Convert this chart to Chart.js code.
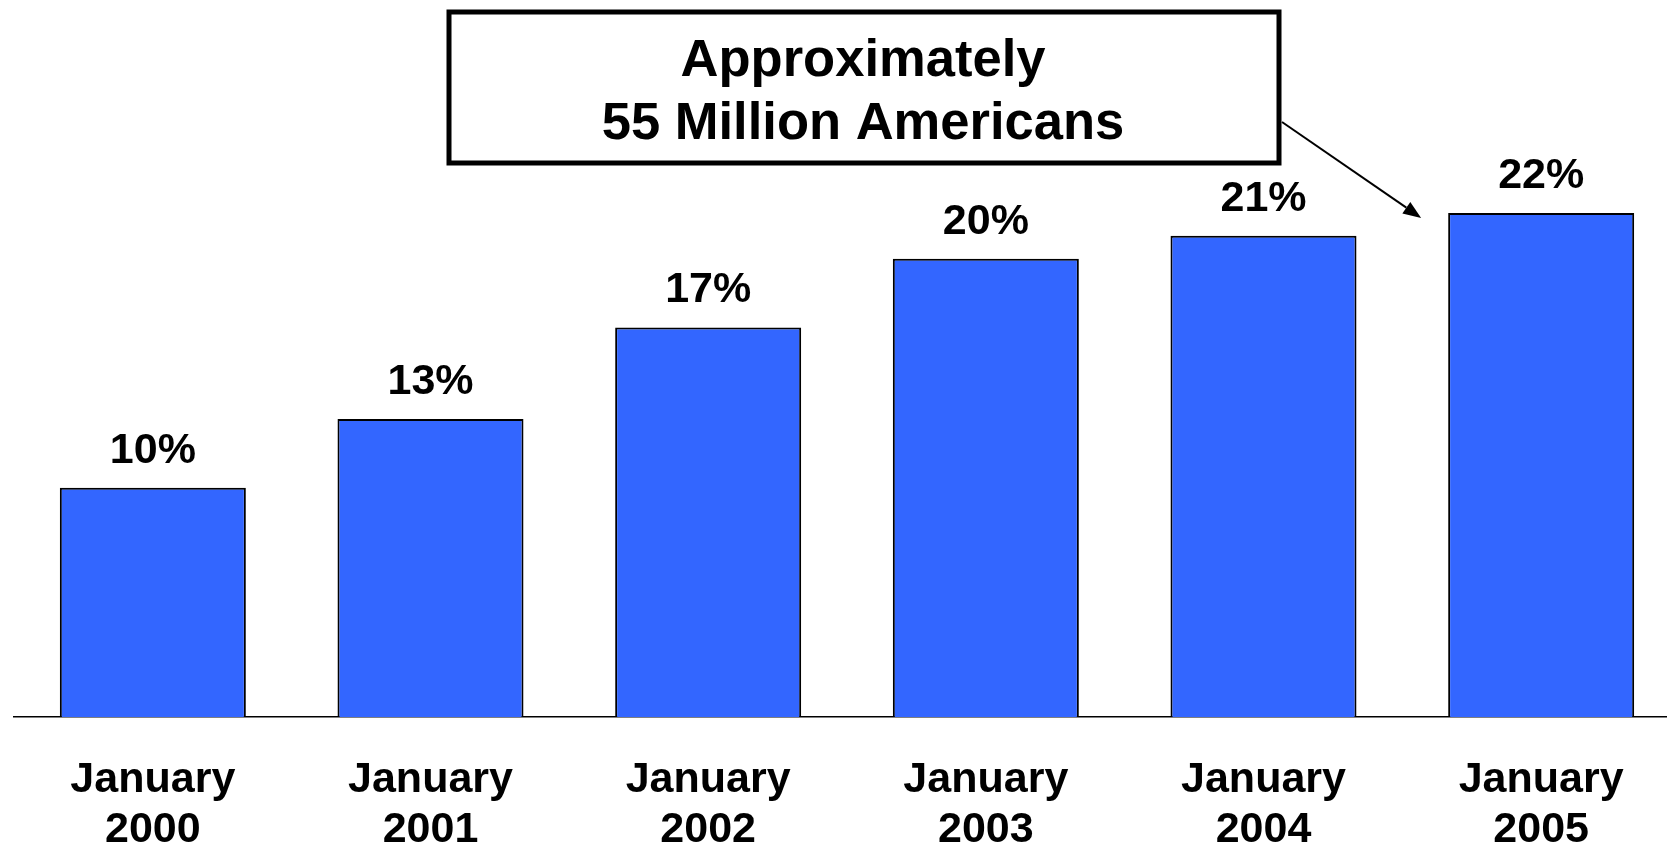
<!DOCTYPE html>
<html>
<head>
<meta charset="utf-8">
<title>Share of Americans, 2000–2005</title>
<script src="https://cdn.jsdelivr.net/npm/chart.js@4.4.1/dist/chart.umd.min.js"></script>
<style>
  html, body { margin: 0; padding: 0; background: #fff; overflow: hidden; }
  #wrap { position: relative; width: 1680px; height: 848px; }
</style>
</head>
<body>
<div id="wrap"><canvas id="chart" width="1680" height="848"></canvas></div>
<script>
// data
const months = ['January', 'January', 'January', 'January', 'January', 'January'];
const years  = ['2000', '2001', '2002', '2003', '2004', '2005'];
const shares = [10, 13, 17, 20, 21, 22];
const calloutLines = ['Approximately', '55 Million Americans'];

const FONT = '"Liberation Sans", Arial, Helvetica, sans-serif';

// percentage labels above each bar
const valueLabels = {
  id: 'valueLabels',
  afterDatasetsDraw(chart) {
    const { ctx } = chart;
    const meta = chart.getDatasetMeta(0);
    ctx.save();
    ctx.font = `bold 43px ${FONT}`;
    ctx.fillStyle = '#000';
    ctx.textAlign = 'center';
    ctx.textBaseline = 'alphabetic';
    meta.data.forEach((bar, i) => {
      ctx.fillText(shares[i] + '%', bar.x, bar.y - 25);
    });
    ctx.restore();
  }
};

// boxed note with an arrow to the last bar
const callout = {
  id: 'callout',
  afterDraw(chart) {
    const { ctx } = chart;
    const last = chart.getDatasetMeta(0).data[shares.length - 1];

    ctx.save();
    ctx.strokeStyle = '#000';
    ctx.lineWidth = 5;
    ctx.strokeRect(449, 12, 830, 151);

    ctx.fillStyle = '#000';
    ctx.font = `bold 51px ${FONT}`;
    ctx.textAlign = 'center';
    ctx.textBaseline = 'alphabetic';
    [76, 139].forEach((y, i) => {
      ctx.save();
      ctx.translate(863, y);
      ctx.scale(1.03, 1);
      ctx.fillText(calloutLines[i], 0, 0);
      ctx.restore();
    });

    // arrow
    const x0 = 1282, y0 = 122;
    const x1 = last.x - last.width / 2 - 27, y1 = last.y + 5;
    const ang = Math.atan2(y1 - y0, x1 - x0);
    const head = 18, half = 7;
    ctx.lineWidth = 2;
    ctx.beginPath();
    ctx.moveTo(x0, y0);
    ctx.lineTo(x1 - Math.cos(ang) * head, y1 - Math.sin(ang) * head);
    ctx.stroke();
    ctx.beginPath();
    ctx.moveTo(x1, y1);
    ctx.lineTo(x1 - Math.cos(ang) * head - Math.sin(ang) * half,
               y1 - Math.sin(ang) * head + Math.cos(ang) * half);
    ctx.lineTo(x1 - Math.cos(ang) * head + Math.sin(ang) * half,
               y1 - Math.sin(ang) * head - Math.cos(ang) * half);
    ctx.closePath();
    ctx.fill();
    ctx.restore();
  }
};

new Chart(document.getElementById('chart').getContext('2d'), {
  type: 'bar',
  data: {
    labels: months.map((m, i) => [m, years[i]]),
    datasets: [{
      data: shares,
      backgroundColor: '#3366FF',
      borderColor: '#000',
      borderWidth: 2,
      categoryPercentage: 1,
      barPercentage: 0.67
    }]
  },
  options: {
    responsive: false,
    animation: false,
    layout: { padding: { left: 14, right: 0, top: 80, bottom: 0 } },
    plugins: {
      legend: { display: false },
      tooltip: { enabled: false }
    },
    scales: {
      x: {
        grid: { display: false, drawTicks: false },
        border: { display: true, color: '#000', width: 1.5 },
        ticks: {
          color: '#000',
          font: { family: FONT, size: 43, weight: 'bold', lineHeight: 1.17 },
          padding: 38,
          maxRotation: 0,
          autoSkip: false
        },
        afterFit: (s) => { s.height = 131; }
      },
      y: { display: false, min: 0, max: 27.8 }
    }
  },
  plugins: [valueLabels, callout]
});
</script>
</body>
</html>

§ **WHAT YOU WILL DO**:
From the first line of the listing above, repeat every line through the one holding "const last = chart.getDatasetMeta(0).data[shares.length". Both ends count, and pictures stay out.

§ **EXERCISE RESPONSE**:
Convert this chart to Chart.js code.
<!DOCTYPE html>
<html>
<head>
<meta charset="utf-8">
<title>Share of Americans, 2000–2005</title>
<script src="https://cdn.jsdelivr.net/npm/chart.js@4.4.1/dist/chart.umd.min.js"></script>
<style>
  html, body { margin: 0; padding: 0; background: #fff; overflow: hidden; }
  #wrap { position: relative; width: 1680px; height: 848px; }
</style>
</head>
<body>
<div id="wrap"><canvas id="chart" width="1680" height="848"></canvas></div>
<script>
// data
const months = ['January', 'January', 'January', 'January', 'January', 'January'];
const years  = ['2000', '2001', '2002', '2003', '2004', '2005'];
const shares = [10, 13, 17, 20, 21, 22];
const calloutLines = ['Approximately', '55 Million Americans'];

const FONT = '"Liberation Sans", Arial, Helvetica, sans-serif';

// percentage labels above each bar
const valueLabels = {
  id: 'valueLabels',
  afterDatasetsDraw(chart) {
    const { ctx } = chart;
    const meta = chart.getDatasetMeta(0);
    ctx.save();
    ctx.font = `bold 43px ${FONT}`;
    ctx.fillStyle = '#000';
    ctx.textAlign = 'center';
    ctx.textBaseline = 'alphabetic';
    meta.data.forEach((bar, i) => {
      ctx.fillText(shares[i] + '%', bar.x, bar.y - 25);
    });
    ctx.restore();
  }
};

// boxed note with an arrow to the last bar
const callout = {
  id: 'callout',
  afterDraw(chart) {
    const { ctx } = chart;
    const last = chart.getDatasetMeta(0).data[shares.length - 1];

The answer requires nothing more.